Allegheny County Executive Dan Onorato says taxing college tuition is the wrong approach to solving Pittsburgh's fiscal woes, but he agrees with efforts by Mayor Luke Ravenstahl and the city to secure $6 million annually from nonprofits.
Mr. Onorato, who is seeking the Democratic nomination for governor, said yesterday he's willing to approach those tax-exempt groups to advance an idea he recalls being discussed by them and the city five years ago after he became county executive.
"I support the mayor, and I support the city's effort to get the $6 million that a lot of people thought was coming back in 2004," Mr. Onorato said.
His remarks, during and after a campaign appearance at the Community College of Allegheny County, lend momentum to what some now view as an alternative to Mr. Ravenstahl's controversial tuition levy that college groups say would be the first of its kind in the nation.
Shortly after Mr. Onorato spoke, Pittsburgh City Council, as expected, voted to delay for another week its initial vote on the tuition tax. Council members said they wanted to give the mayor time to continue trying to persuade academic institutions to agree to voluntary payments to the city.
"Maybe, working together, we can come up with a solution so the kids won't be in the middle of the situation," said Councilwoman Theresa Smith, who arranged a meeting last Friday between council members and two university presidents that both sides called "productive."
The idea of $6 million in yearly contributions was enough to quell interest in 2004 in enacting state legislation that would include nonprofits in a new tax on payrolls. But the target amount was never fully realized, and the offer from a tax-exempt umbrella group this year was less than $2 million a year.
"Who knows why it never materialized," Mr. Onorato said.
A representative of the Pittsburgh Council on Higher Education, which represents 10 city colleges, could not be reached for a response to Mr.
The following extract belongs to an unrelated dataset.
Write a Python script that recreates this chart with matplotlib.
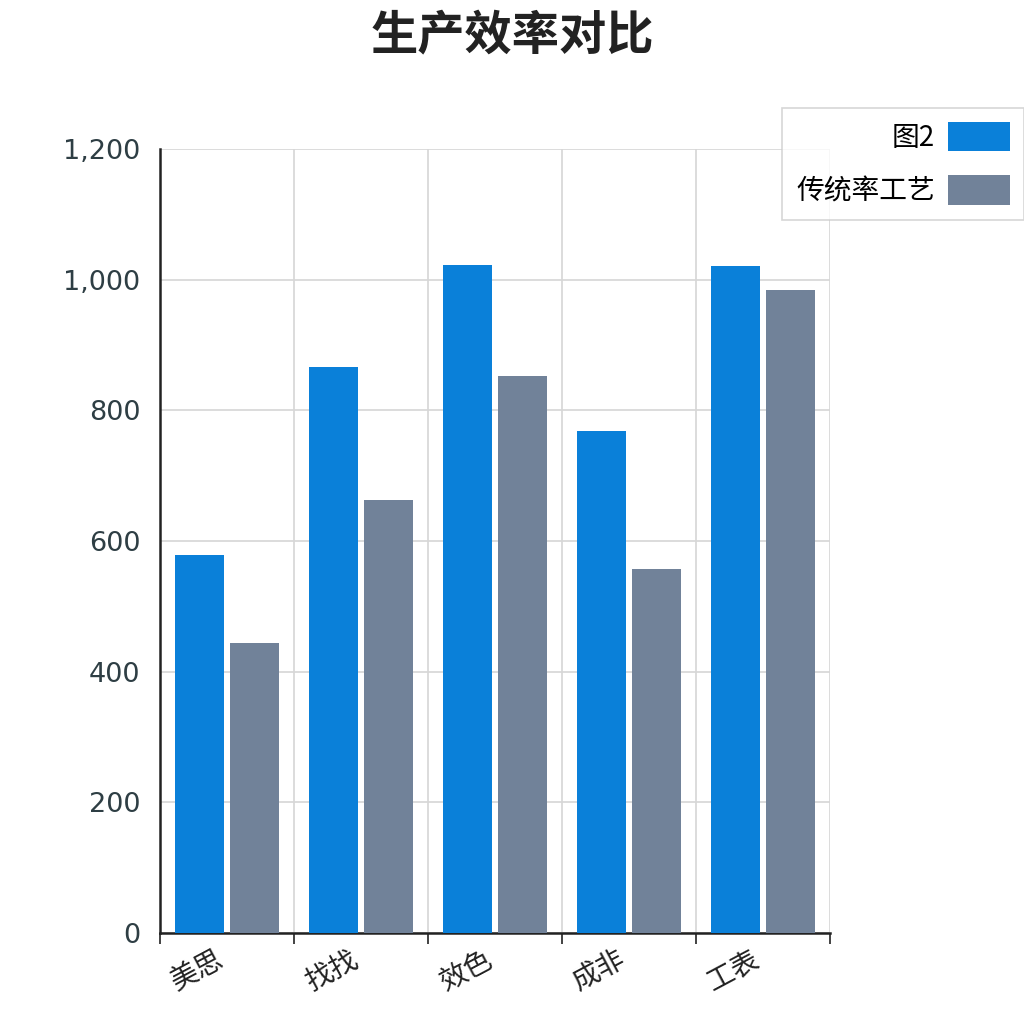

Onorato's remarks.
Mr. Ravenstahl said he's glad Mr. Onorato "acknowledged that the nonprofit community has to do more to help city government. ... His voice today to that is something that today we're very excited about and happy to have."
But the mayor also said there is no need for Mr. Onorato to "further interject himself" into talks with universities that Mr. Ravenstahl described as serious and hourly over the tuition levy.
The mayor welcomed council's decision to hold off on a vote until Wednesday, but said there won't be many more delays.
"The clock is ticking. We're running out of time, and we need to come to some sort of decision here, soon, but I think this week will buy us time to further these discussions.
"I have to be the one at the end of this process to say, either, that we vote the tuition tax, or the Fair Share Tax, or we don't."
Mr. Onorato broached the subject yesterday in response to reporters' questions at the CCAC news conference, called by the candidate to outline his statewide policy proposals for higher education.
Mr. Onorato said he was "not going to get in the middle of a city-college fight" but said he believes a better approach than either a levy on nonprofits or students would be seeking payments or services in lieu of taxes.
Noting that he recently vetoed an attempt to tax county nonprofits, Mr. Ravenstahl said such approaches would not likely withstand a legal test.
"I think there are better ways to approach nonprofits right now as opposed to the legal confrontation way," he said.
"I don't support that approach," Mr. Onorato said of the tax on the table. "I don't think it's going to go through."
Mr. Onorato stressed that while he differs with Mr. Ravenstahl's current tack, he fully agrees with his efforts to secure voluntary support from the organizations.
Backers of the tuition levy say colleges that are generally exempt from property taxes must do more to offset the costs to the city of providing the campuses with police, firefighting and other municipal services.
Councilman Ricky Burgess, who has pushed for talks with the universities toward voluntary payments, said the emergence of information suggesting a 2004 arrangement by which the nonprofits would provide $6 million a year gives impetus to the effort.
He floated an amendment to the tuition tax bill that would have it take effect on July 1, instead of Jan. 1. "That will give the universities another six-month opportunity to do the right thing," he said.
The amendment did not come up for a vote, but he said he would reintroduce it as soon as a tentative vote is held.